:: Available data ::
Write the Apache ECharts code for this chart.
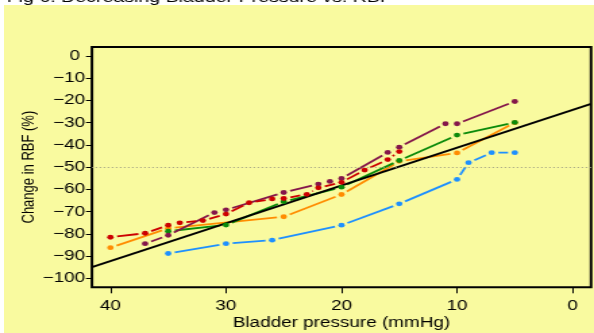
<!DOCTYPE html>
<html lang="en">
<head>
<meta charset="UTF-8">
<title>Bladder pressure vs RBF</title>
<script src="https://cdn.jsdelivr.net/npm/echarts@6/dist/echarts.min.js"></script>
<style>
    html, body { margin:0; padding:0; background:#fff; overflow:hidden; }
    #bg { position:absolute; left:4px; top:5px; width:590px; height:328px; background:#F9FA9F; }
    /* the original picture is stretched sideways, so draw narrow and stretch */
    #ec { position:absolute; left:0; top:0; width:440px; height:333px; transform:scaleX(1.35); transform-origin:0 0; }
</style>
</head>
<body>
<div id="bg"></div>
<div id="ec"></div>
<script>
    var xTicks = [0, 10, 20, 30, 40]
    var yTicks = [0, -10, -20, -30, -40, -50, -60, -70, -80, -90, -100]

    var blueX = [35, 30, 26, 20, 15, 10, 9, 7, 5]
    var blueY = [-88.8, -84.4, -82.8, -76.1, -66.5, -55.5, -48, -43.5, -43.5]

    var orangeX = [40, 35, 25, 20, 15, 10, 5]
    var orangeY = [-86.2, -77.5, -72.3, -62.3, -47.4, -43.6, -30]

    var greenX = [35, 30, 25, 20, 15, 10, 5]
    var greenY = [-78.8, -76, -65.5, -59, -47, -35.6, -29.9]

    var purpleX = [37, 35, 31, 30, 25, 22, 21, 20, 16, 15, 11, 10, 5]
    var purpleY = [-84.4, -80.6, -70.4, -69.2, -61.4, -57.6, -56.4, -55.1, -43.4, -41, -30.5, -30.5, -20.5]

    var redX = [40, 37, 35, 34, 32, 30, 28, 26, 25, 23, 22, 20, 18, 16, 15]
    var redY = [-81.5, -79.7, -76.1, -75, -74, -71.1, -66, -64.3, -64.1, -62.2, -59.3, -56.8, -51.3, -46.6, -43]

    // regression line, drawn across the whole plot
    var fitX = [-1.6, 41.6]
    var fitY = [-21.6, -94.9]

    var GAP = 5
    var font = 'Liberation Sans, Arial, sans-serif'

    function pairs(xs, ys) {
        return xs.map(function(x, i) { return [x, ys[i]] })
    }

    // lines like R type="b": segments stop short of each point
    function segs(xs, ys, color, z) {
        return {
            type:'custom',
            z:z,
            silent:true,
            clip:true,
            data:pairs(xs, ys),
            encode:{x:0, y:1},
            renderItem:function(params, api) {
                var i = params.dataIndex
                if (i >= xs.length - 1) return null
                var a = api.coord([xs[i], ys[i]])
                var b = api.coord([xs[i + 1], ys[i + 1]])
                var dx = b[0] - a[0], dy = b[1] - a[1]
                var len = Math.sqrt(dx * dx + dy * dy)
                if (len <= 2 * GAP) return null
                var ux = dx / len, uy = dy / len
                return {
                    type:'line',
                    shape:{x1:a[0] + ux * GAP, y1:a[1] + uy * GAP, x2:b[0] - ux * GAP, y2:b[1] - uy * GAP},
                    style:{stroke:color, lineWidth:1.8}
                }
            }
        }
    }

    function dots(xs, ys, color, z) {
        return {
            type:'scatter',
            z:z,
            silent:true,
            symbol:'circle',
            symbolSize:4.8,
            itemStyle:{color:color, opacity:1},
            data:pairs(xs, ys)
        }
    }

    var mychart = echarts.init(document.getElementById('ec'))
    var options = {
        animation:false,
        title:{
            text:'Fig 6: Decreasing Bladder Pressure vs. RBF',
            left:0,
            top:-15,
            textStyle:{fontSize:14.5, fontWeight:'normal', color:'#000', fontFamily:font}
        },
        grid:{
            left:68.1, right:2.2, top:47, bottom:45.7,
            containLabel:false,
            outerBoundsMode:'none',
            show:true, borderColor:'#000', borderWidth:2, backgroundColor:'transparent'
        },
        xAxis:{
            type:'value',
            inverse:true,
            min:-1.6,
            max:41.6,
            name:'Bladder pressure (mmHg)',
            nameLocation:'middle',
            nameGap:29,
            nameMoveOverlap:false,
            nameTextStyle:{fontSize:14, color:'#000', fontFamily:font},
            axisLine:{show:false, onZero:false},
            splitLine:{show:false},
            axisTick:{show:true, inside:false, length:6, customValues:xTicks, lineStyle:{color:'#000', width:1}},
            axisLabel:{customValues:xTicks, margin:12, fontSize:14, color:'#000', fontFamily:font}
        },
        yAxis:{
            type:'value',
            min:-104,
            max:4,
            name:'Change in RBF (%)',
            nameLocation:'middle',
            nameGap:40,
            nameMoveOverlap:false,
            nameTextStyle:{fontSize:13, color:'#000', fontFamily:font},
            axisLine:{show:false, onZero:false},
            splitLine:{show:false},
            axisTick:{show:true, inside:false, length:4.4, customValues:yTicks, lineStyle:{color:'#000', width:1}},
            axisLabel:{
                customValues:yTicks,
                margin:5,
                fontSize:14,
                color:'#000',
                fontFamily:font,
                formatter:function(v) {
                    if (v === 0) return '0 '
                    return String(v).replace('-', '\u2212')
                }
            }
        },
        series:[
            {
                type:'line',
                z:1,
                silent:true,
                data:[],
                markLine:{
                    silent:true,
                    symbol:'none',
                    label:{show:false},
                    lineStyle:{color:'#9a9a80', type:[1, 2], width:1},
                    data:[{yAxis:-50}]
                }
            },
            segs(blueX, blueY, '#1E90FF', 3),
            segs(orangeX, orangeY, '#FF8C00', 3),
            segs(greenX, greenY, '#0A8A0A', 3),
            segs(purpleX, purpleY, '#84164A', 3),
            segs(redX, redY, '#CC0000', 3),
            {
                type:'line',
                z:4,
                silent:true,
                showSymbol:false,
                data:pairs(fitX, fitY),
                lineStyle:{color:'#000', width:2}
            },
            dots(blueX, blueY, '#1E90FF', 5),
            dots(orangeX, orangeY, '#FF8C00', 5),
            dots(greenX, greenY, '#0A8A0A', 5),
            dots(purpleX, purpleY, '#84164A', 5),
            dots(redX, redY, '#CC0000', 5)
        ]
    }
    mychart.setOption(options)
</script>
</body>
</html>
:::
#### Exercise description:
Without the pictures, return the listing above from its first line through the line that has "var fitY = [-21.6, -94.9]".

#### Task answer:
Write the Apache ECharts code for this chart.
<!DOCTYPE html>
<html lang="en">
<head>
<meta charset="UTF-8">
<title>Bladder pressure vs RBF</title>
<script src="https://cdn.jsdelivr.net/npm/echarts@6/dist/echarts.min.js"></script>
<style>
    html, body { margin:0; padding:0; background:#fff; overflow:hidden; }
    #bg { position:absolute; left:4px; top:5px; width:590px; height:328px; background:#F9FA9F; }
    /* the original picture is stretched sideways, so draw narrow and stretch */
    #ec { position:absolute; left:0; top:0; width:440px; height:333px; transform:scaleX(1.35); transform-origin:0 0; }
</style>
</head>
<body>
<div id="bg"></div>
<div id="ec"></div>
<script>
    var xTicks = [0, 10, 20, 30, 40]
    var yTicks = [0, -10, -20, -30, -40, -50, -60, -70, -80, -90, -100]

    var blueX = [35, 30, 26, 20, 15, 10, 9, 7, 5]
    var blueY = [-88.8, -84.4, -82.8, -76.1, -66.5, -55.5, -48, -43.5, -43.5]

    var orangeX = [40, 35, 25, 20, 15, 10, 5]
    var orangeY = [-86.2, -77.5, -72.3, -62.3, -47.4, -43.6, -30]

    var greenX = [35, 30, 25, 20, 15, 10, 5]
    var greenY = [-78.8, -76, -65.5, -59, -47, -35.6, -29.9]

    var purpleX = [37, 35, 31, 30, 25, 22, 21, 20, 16, 15, 11, 10, 5]
    var purpleY = [-84.4, -80.6, -70.4, -69.2, -61.4, -57.6, -56.4, -55.1, -43.4, -41, -30.5, -30.5, -20.5]

    var redX = [40, 37, 35, 34, 32, 30, 28, 26, 25, 23, 22, 20, 18, 16, 15]
    var redY = [-81.5, -79.7, -76.1, -75, -74, -71.1, -66, -64.3, -64.1, -62.2, -59.3, -56.8, -51.3, -46.6, -43]

    // regression line, drawn across the whole plot
    var fitX = [-1.6, 41.6]
    var fitY = [-21.6, -94.9]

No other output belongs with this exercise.